Welcome to Part 6 of Pixar-thon, my 13 part mission to review all the Disney Pixar movies. Suit up and prepare for battle, today we’re looking at The Incredibles!
There was a time when superheroes fought crime and kept the people safe from evildoers, but collateral damage caused by various good deeds led the government to create the “Supers Relocation Act”, which forces all super-powered beings to hang up their capes and blend in with society. Not everyone is happy with this act, least of all Bob Parr, formally known as Mr. Incredible. Forced to work a desk job at an insurance agency to support his wife Helen and their children Dash, Violet and Jack Jack (all of which have powers of their own), he spends his weekends reliving his glory days with his old partner Lucius by doing undercover hero work. One day, Bob gets a call from a mysterious woman to come perform some hero work on a secluded island where a rogue robot has run rampant, but it all turns out to be a trap set by Syndrome, a new villain with a very personal grudge against Mr. Incredible. When he finds out that his new nemesis has been killing off heroes and conspires to use one of his robots on a city so he can become one himself, the retired super and his family must race against time to stop Syndrome’s sinister plan.
The Incredibles is an oddity in the Pixar roster in a lot of ways. It’s their first movie to feature an all human cast, it’s their first to get a PG rating, and it’s also their first to invite a director from outside of their inner circle. The director in question is former Simpsons writer Brad Bird. Before this, Brad had only one other film directing credit to his name: The Iron Giant, an incredibly underrated piece about a boy and his robot. There are a few similarities between this and The Incredibles, mostly a late 50’s-early 60’s-esque setting and a minor theme of government cover-ups, but that’s another discussion for another day.
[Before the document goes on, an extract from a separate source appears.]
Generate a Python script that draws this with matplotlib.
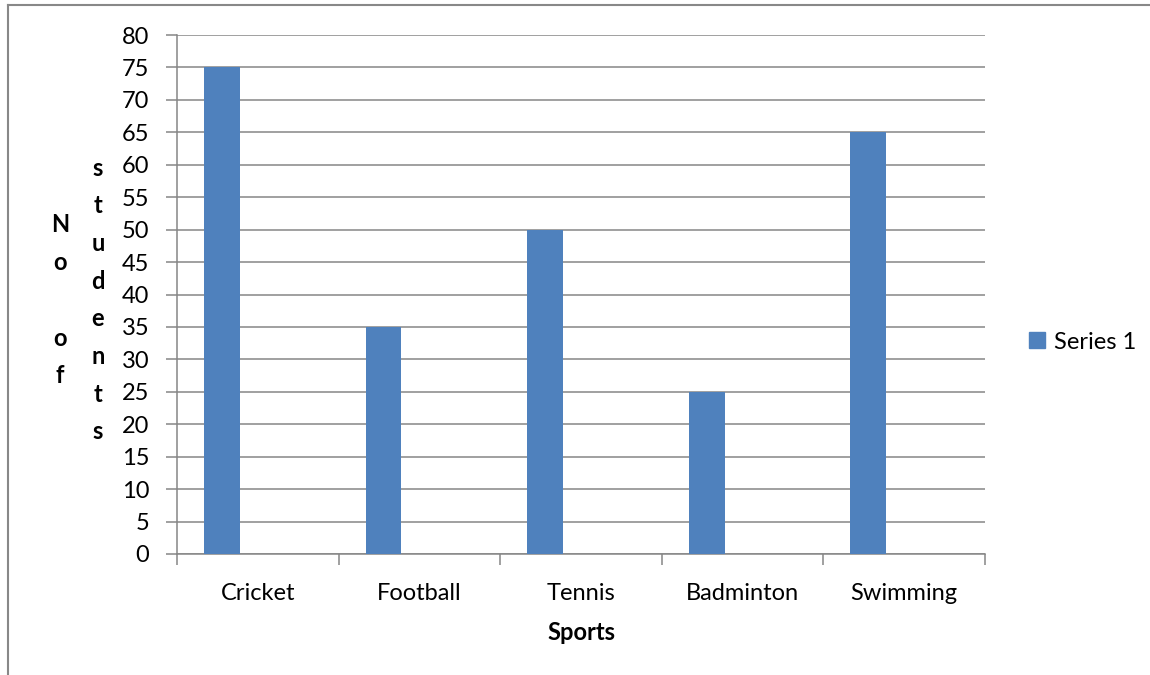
import numpy as np
import matplotlib.pyplot as plt
from matplotlib.lines import Line2D

# Data
sports = ['Cricket', 'Football', 'Tennis', 'Badminton', 'Swimming']
students = [75, 35, 50, 25, 65]
series_name = 'Series 1'
y_ticks = list(range(0, 85, 5))

bar_color = '#4F81BD'
grid_color = '#868686'
font = 'Lato'
fs = 17

fig = plt.figure(figsize=(11.5, 6.75), dpi=100)
ax = fig.add_axes([177 / 1150, 1 - 554 / 675, 808 / 1150, 519 / 675])

# Excel-style clustered layout: bar sits in left part of each category
idx = np.arange(len(sports))
width = 36 / 162
offset = 27 / 162 + width / 2
bars = ax.bar(idx + offset, students, width=width, color=bar_color, zorder=3, label=series_name)

ax.set_xlim(0, len(sports))
ax.set_ylim(0, 80)
ax.set_yticks(y_ticks)
ax.set_yticklabels([str(v) for v in y_ticks], fontfamily=font, fontsize=fs)
ax.yaxis.grid(True, color=grid_color, linewidth=1.1, zorder=0)

ax.set_xticks(np.arange(len(sports) + 1))
ax.set_xticklabels([])
ax.set_xticks(idx + 0.5, minor=True)
ax.set_xticklabels(sports, minor=True, fontfamily=font, fontsize=fs)
ax.tick_params(axis='x', which='minor', length=0, pad=21)
ax.tick_params(axis='both', which='major', direction='out', length=8, width=1.1, color=grid_color)
ax.tick_params(axis='y', pad=12)

for s in ['top', 'right']:
    ax.spines[s].set_visible(False)
for s in ['left', 'bottom']:
    ax.spines[s].set_color(grid_color)
    ax.spines[s].set_linewidth(1.1)

ax.set_xlabel('Sports', fontfamily=font, fontsize=fs, fontweight='bold', labelpad=12)

# y label wrapped into narrow box: letters stacked in two columns
col1 = ['N', 'o', '', 'o', 'f']
col2 = list('students')
step = 37.7 / 675
for k, ch in enumerate(col1):
    y = 1 - (225 / 675) - k * step
    fig.text(60 / 1150, y, ch, ha='center', va='center', fontfamily=font,
             fontsize=fs, fontweight='bold')
for k, ch in enumerate(col2):
    y = 1 - (168 / 675) - k * step
    fig.text(98 / 1150, y, ch, ha='center', va='center', fontfamily=font,
             fontsize=fs, fontweight='bold')

# legend
handle = plt.Rectangle((0, 0), 1, 1, color=bar_color)
fig.legend([handle], [series_name], loc='center left', bbox_to_anchor=(1008 / 1150, 1 - 342 / 675),
           frameon=False, prop={'family': font, 'size': fs}, handlelength=0.65, handleheight=0.65,
           handletextpad=0.4)

# chart area border (only top and left visible)
fig.add_artist(Line2D([8 / 1150, 8 / 1150], [0, 1 - 5 / 675], color='#888888', linewidth=1.5,
                      transform=fig.transFigure))
fig.add_artist(Line2D([8 / 1150, 1], [1 - 5 / 675, 1 - 5 / 675], color='#888888', linewidth=1.5,
                      transform=fig.transFigure))

fig.savefig('out.png', dpi=100)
However, this does segue into the art design, which, like I said before, has a late 50’s-early 60’s feel to it, recalling the golden age of comics in the same era. The character models are a lot more angular and refined, more akin to Warner Bros. than their Disney parent. This may be due to the fact that The Incredibles was originally supposed to be done by Warner Bros,’ film animation department, which was shut down after Looney Tunes: Back In Action bombed at the box office. Looking at it, the film does indeed have a very 2-D feel, but made the transition to 3-D flawlessly. This was quite a challenge since Pixar had never done a film with a full human cast, and they had to create new animation technology to do it successfully. What really caught my eye was the way they animated everyone’s hair. It’s like they went out of their way to move every single individual strand, and make sure they used some kind of ultra conditioner. Needless to say, another flawless effort from the Pixar staff, but especially impressive considering the challenges they faced.
Much like Finding Nemo, if you took the fantasy elements out of the picture, what you get is a story about a man doing what he thinks is best for his family. The writing is especially relatable and authentic because this is a family that we can believe would exist in real life. Bob and Helen act like a real married couple. Dash and Violet act like actual siblings, and all of them act like parents and children. They argue, they fight, they have secrets, but they still love each other and look out for each other. The only major difference is that they have super powers, which makes the things a bit more interesting. Even the relationship between Mr. Incredible and Syndrome is believable considering that Syndrome is a former fan who became disenchanted when he finds out his hero isn’t all he thought he was. I especially love Syndrome as a villain, although sometimes he takes his grudge a bit too far. While doing research for this review, I came upon a rather negative review of this movie on YouTube by a popular critic whose name I will not say, but while I disagreed with almost everything he said about the movie, I do agree that his cruelty and meanness were really off-putting. But then again, it works to his advantage because he’s the villain, and I did enjoy his presence and I felt like he was a legitimate threat that provided conflict for out protagonists.
As such, the genuine sense of danger allows for some really off the wall action scenes. Throughout the film, they’re mainly fighting these giant robots which are virtually indestructible and too intelligent for their own good, and they provide a real challenge. Not only that, but they really get to play around with their powers in creative ways, from using Elastigirl’s stretching powers as she sneaks around the enemy base, to Dash’s super speed in the chase scene, to the reveal of the baby’s powers toward the end, none of it is ever gone to waste.
So what it all comes down to is that The Incredibles is a double whammy of a great action flick with actual substance, and a heartwarming family movie with actual risks. It strikes a good balance, knowing when to let loose or hold back. It can be enjoyed by youself or with the whole family, either way it really packs a punch.
I give The Incredibles 9/10.
Also, Edna Mode is one of the greatest characters ever. No exceptions (or capes).